A satellite of 100 kg is on equatorial circular orbit around the Earth, spinning in the same Earth direction, at a height of 1000 km over the blue planet's surface.

a) How much time takes the satellite to go through the same point of the Earth’s vertical (both have rotation movement).

b) What’s the total energy of the satellite on the orbit?

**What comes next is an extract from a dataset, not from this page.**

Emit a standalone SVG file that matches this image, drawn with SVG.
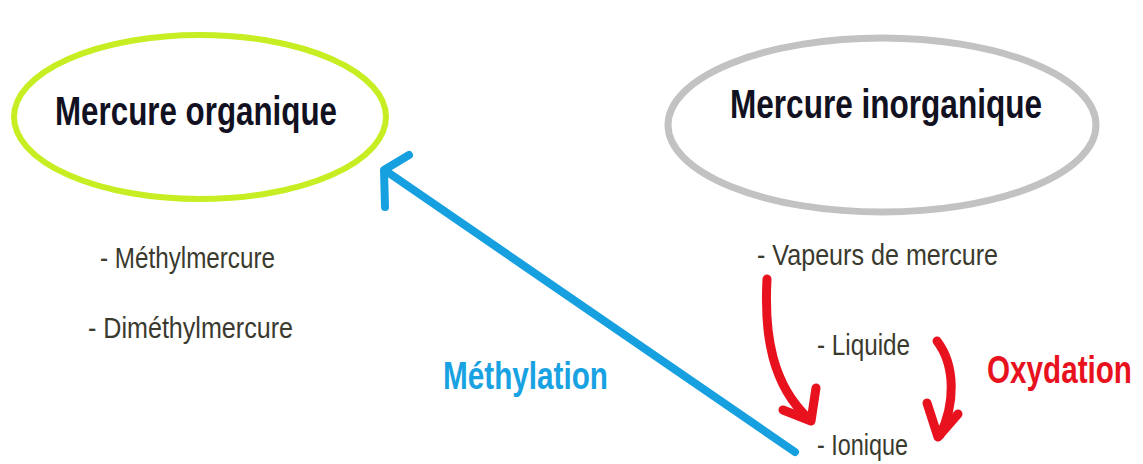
<svg xmlns="http://www.w3.org/2000/svg" width="1143" height="464" viewBox="0 0 1143 464">
<style>
.title{font-family:"Liberation Sans",Arial,sans-serif;font-weight:bold;fill:#111122;font-size:41px}
.item{font-family:"Liberation Sans",Arial,sans-serif;fill:#3a3a2e;font-size:30px}
.lbl{font-family:"Liberation Sans",Arial,sans-serif;font-weight:bold;font-size:38px}
.blue{fill:none;stroke:#17a0e0;stroke-width:8;stroke-linecap:round;stroke-linejoin:round}
.red{fill:none;stroke:#e8121e;stroke-width:9;stroke-linecap:round;stroke-linejoin:round}
</style>
<rect width="1143" height="464" fill="#ffffff"/>
<g id="organique">
<ellipse cx="200" cy="117" rx="186" ry="82" fill="none" stroke="#c6ee22" stroke-width="6"/>
<text class="title" x="55" y="125" textLength="282" lengthAdjust="spacingAndGlyphs">Mercure organique</text>
<text class="item" x="100" y="268" textLength="175" lengthAdjust="spacingAndGlyphs">- Méthylmercure</text>
<text class="item" x="88" y="338" textLength="205" lengthAdjust="spacingAndGlyphs">- Diméthylmercure</text>
</g>
<g id="inorganique">
<ellipse cx="882" cy="125" rx="214" ry="87" fill="none" stroke="#c2c2c2" stroke-width="7"/>
<text class="title" x="730" y="118" textLength="312" lengthAdjust="spacingAndGlyphs">Mercure inorganique</text>
<text class="item" x="757" y="265" textLength="241" lengthAdjust="spacingAndGlyphs">- Vapeurs de mercure</text>
<text class="item" x="817" y="355" textLength="93" lengthAdjust="spacingAndGlyphs">- Liquide</text>
<text class="item" x="817" y="455" textLength="91" lengthAdjust="spacingAndGlyphs">- Ionique</text>
</g>
<g id="connectors">
<line class="blue" x1="795" y1="452" x2="386" y2="171"/>
<polyline class="blue" points="409,155 384,170 385,207"/>
<path class="red" d="M767,279 C764,335 772,385 809,419"/>
<polyline class="red" points="783,410 811,421 816,388"/>
<path class="red" d="M937,341 C956,366 955,405 940,435"/>
<polyline class="red" points="927,403 938,437 958,414"/>
</g>
<g id="labels">
<text class="lbl" x="443" y="389" fill="#19a2e2" textLength="165" lengthAdjust="spacingAndGlyphs">Méthylation</text>
<text class="lbl" transform="translate(987,383) scale(1,1.36)" x="0" y="0" fill="#e8121e" style="font-size:28px" textLength="145" lengthAdjust="spacingAndGlyphs">Oxydation</text>
</g>
</svg>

Use: G= $6.67\times 10^{-11} \frac{Nm^2}{kg^2}$ ; Earth’s radius: $6370 km$; Earth’s mass= $5.98\times 10^{24} kg$

What I thought:

a) I interpreted this question is asking for the time both satellite and Earth take to align. I came up with the idea I had to equal the two angular displacement $\theta_{1}$ and $\theta_{2}$ (satellite's one and Earth's one respectively). We have $\theta_{1} = \omega_{s}T= \theta_{2} = 2\pi + \omega_{e}T$ I also supposed Earth has always an initial angular displacement of $2\pi$. Then I just had to isolate T factor. However I did not get the given outcome $6.79\times 10^{3}s$

The velocity of satellite:

$v= \sqrt{\frac{GM}{R_{e}+h}} = 7.36\times 10^{3}m/s$

$\omega_{s} = \frac{v}{R_{e}+h} = 9.98\times 10^{-4} rad/s$

$\omega_{e} = \frac{2\pi}{T} = 7.27\times 10^{-5} rad/s$

$T=\frac{2\pi}{\omega_s-\omega_e} = 6.79\times 10^{3} s$

b) Thanks to the provided link I got the following=

$E = K + U = -\frac{GMm}{2(R_{e}+h)} = -2.71\times 10^{9} J$

I do think the provided answer $-2.71\times 10^{13}$ is wrong . It is just a factor issue.

b) You need to include gravitational potential energy.